Hell is also a place of separation from our loved ones (Matthew 25:31-46). In contrast, heaven is a place where we will be forever with God and our loved ones.
His situation was hopeless because he was in a place impossible to leave. A man put a bumper sticker on his truck that read, “Hell was full so they sent me back.” He can joke about it, but the truth is that no one ever comes back from hell. Hell is a place of easy access (Matthew 7:13) but no exit (Luke 16:26). Entering hell is easy enough. All that one has to do is sin, which all eventually do (Romans 6:23). The only way to be forgiven of sin is through Christ (John 14:6), so if one never seeks Christ, he will end up in hell.
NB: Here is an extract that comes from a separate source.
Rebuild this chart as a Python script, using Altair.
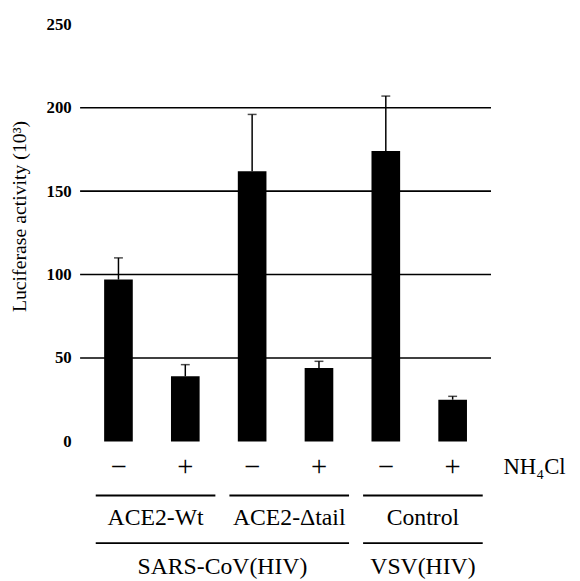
import altair as alt
import pandas as pd

# ---- data ----
categories = ["ACE2-Wt", "ACE2-Wt", "ACE2-Δtail", "ACE2-Δtail", "Control", "Control"]
treatment = ["−", "+", "−", "+", "−", "+"]
luciferase = [97, 39, 162, 44, 174, 25]
error_top = [110, 46, 196, 48, 207, 27]
gridline_values = [50, 100, 150, 200]
y_tick_values = [0, 50, 100, 150, 200, 250]
group1_labels = ["ACE2-Wt", "ACE2-Δtail", "Control"]
group2_labels = ["SARS-CoV(HIV)", "VSV(HIV)"]
group2_members = [["ACE2-Wt", "ACE2-Δtail"], ["Control"]]
row_label = "NH₄Cl"
y_title = "Luciferase activity (10³)"

# ---- layout constants (not data) ----
FONT = "Liberation Serif"
ROW_SIGN = -15.5
ROW_LINE1 = -32.5
ROW_LABEL1 = -46
ROW_LINE2 = -61
ROW_LABEL2 = -75.5
INSET_L = 0.16
INSET_R = 0.05
ROW_LABEL_OFFSET = 0.26

n = len(categories)
bars = pd.DataFrame({
    "pos": [i + 0.5 for i in range(n)],
    "value": luciferase,
    "err": error_top,
    "sign": treatment,
    "row": [ROW_SIGN] * n,
})
grid_df = pd.DataFrame({"v": gridline_values})

def span(members):
    idx = [i for i, c in enumerate(categories) if c in members]
    return min(idx), max(idx) + 1

g1 = []
for lab in group1_labels:
    s, e = span([lab])
    x1, x2 = s + INSET_L, e - INSET_R
    g1.append({"label": lab, "x": x1, "x2": x2, "mid": (x1 + x2) / 2,
               "lrow": ROW_LINE1, "trow": ROW_LABEL1})
g2 = []
for lab, mem in zip(group2_labels, group2_members):
    s, e = span(mem)
    x1, x2 = s + INSET_L, e - INSET_R
    g2.append({"label": lab, "x": x1, "x2": x2, "mid": (x1 + x2) / 2,
               "lrow": ROW_LINE2, "trow": ROW_LABEL2})
groups = pd.DataFrame(g1 + g2)
rowlab = pd.DataFrame({"label": [row_label], "x": [n + ROW_LABEL_OFFSET], "row": [ROW_SIGN]})

xscale = alt.Scale(domain=[0, n], nice=False, zero=False)
yscale = alt.Scale(domain=[-81, 250], nice=False, zero=False)
yaxis = alt.Axis(values=y_tick_values, title=y_title, domain=False, ticks=False, grid=False,
                 labelFont=FONT, labelFontSize=17, labelFontWeight="bold", labelColor="black",
                 labelPadding=9, titleFont=FONT, titleFontSize=20, titleFontWeight="normal",
                 titleColor="black", titleX=-61, titleY=194, titleAlign="center",
                 titleBaseline="middle", titleAngle=270)

def Y(field):
    return alt.Y(field, type="quantitative", scale=yscale, axis=yaxis)

grid = alt.Chart(grid_df).mark_rule(color="black", strokeWidth=1.6).encode(y=Y("v"))

bar = alt.Chart(bars).mark_bar(size=29, color="black").encode(
    x=alt.X("pos:Q", scale=xscale, axis=None), y=Y("value"))

err = alt.Chart(bars).mark_rule(color="black", strokeWidth=1.5).encode(
    x=alt.X("pos:Q", scale=xscale, axis=None), y=Y("value"), y2="err")

cap = alt.Chart(bars).mark_tick(orient="horizontal", size=9, thickness=1.5, color="black").encode(
    x=alt.X("pos:Q", scale=xscale, axis=None), y=Y("err"))

signs = alt.Chart(bars).mark_text(font=FONT, fontSize=29, color="black", baseline="middle").encode(
    x=alt.X("pos:Q", scale=xscale, axis=None), y=Y("row"), text="sign")

lines = alt.Chart(groups).mark_rule(color="black", strokeWidth=2).encode(
    x=alt.X("x:Q", scale=xscale, axis=None), x2="x2", y=Y("lrow"))

glabels = alt.Chart(groups).mark_text(font=FONT, fontSize=24, color="black", baseline="middle").encode(
    x=alt.X("mid:Q", scale=xscale, axis=None), y=Y("trow"), text="label")

rlabel = alt.Chart(rowlab).mark_text(font=FONT, fontSize=23, color="black", baseline="middle",
                                     align="left").encode(
    x=alt.X("x:Q", scale=xscale, axis=None), y=Y("row"), text="label")

chart = alt.layer(grid, bar, err, cap, signs, lines, glabels, rlabel).properties(
    width=416, height=559,
    autosize=alt.AutoSizeParams(type="none"),
    padding={"left": 73, "top": 13, "right": 82, "bottom": 0},
    background="white",
).configure_view(stroke=None)

chart.save("out.html", embed_options={"renderer": "svg", "actions": False})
Hell is permanent. “Gulf” (Luke 16:26) comes from the Greek kasma from which we get “chasm.” This chasm is described as being a (a) “great,” (b) “gulf,” (c) “fixed.” “Fixed” means “cemented.”1 Hell is a place men want to leave (Luke 16:26), but cannot. Perhaps there was never a prison built on earth that could not be escaped from, but the devil’s prison is absolutely inescapable (cf. 2 Peter 2:4). It is “eternal” and “everlasting.”
Many people do not want to believe that hell is eternal. US Catholic Magazine recently asked its readers what they thought about the afterlife. The article concluded that the old “hellfire-and-brimstone” idea seems on its way out, being replaced by the idea of hell as an absence of God. One result is that people are becoming more concerned about doing good for its own sake—and less about doing good to avoid hell.
Men have invented doctrines that deny or limit hell. Some believe in (a) eventual restoration (a second chance), (b) purgatory (cf. Hebrews 9:27) and (c) annihilation (Revelation 20:10). Each is false because it denies that hell is “eternal.” Saying it isn’t so or refusing to believe it does not change reality.
Jesus believed in an everlasting hell. That is why He left the comfort and glory of heaven to live in and die in a world of suffering and shame. He left ivory palaces to be born in a smelly barn (Luke 2:7); He left gates of pearl to pass through the gates of death and Hades (Matthew 16:18); He left streets of gold for dusty byways and dirty feet (John 13); He left the singing of the angels for the cursing of men (Mark 15:29). He left eternal life to be crucified, buried, and raised.
Jesus taught about an everlasting hell. He said hell is a place with gates (Matthew 16:18) to which He holds the keys (Revelation 1:18). The Parable of the Sheep and Goats (Matthew 25:31-46) says that those whom the judge rejects go away into kolasis (punishment) aionios (a final state). The phrase is balanced by the reference to zoe aionios (eternal life) which is also a fixed and final state. Dante wrote of hell’s eternal gates in The Inferno:
I am the way to the city of woe.
I am the way to a forsaken people.
I am the way into eternal sorrow.
Sacred justice moved my architect.
I was raised here by divine omnipotence,
Primordial love and ultimate intellect.
Only those elements time cannot wear
Were made before me, and beyond time I stand.
Abandon all hope ye who enter here.2
Footnotes:
1If this is true of Hades, it must also be true of hell. J. W. McGarvey reasoned, “If the intermediate condition of things is fixed and established, the final condition must, afortiani be more so.”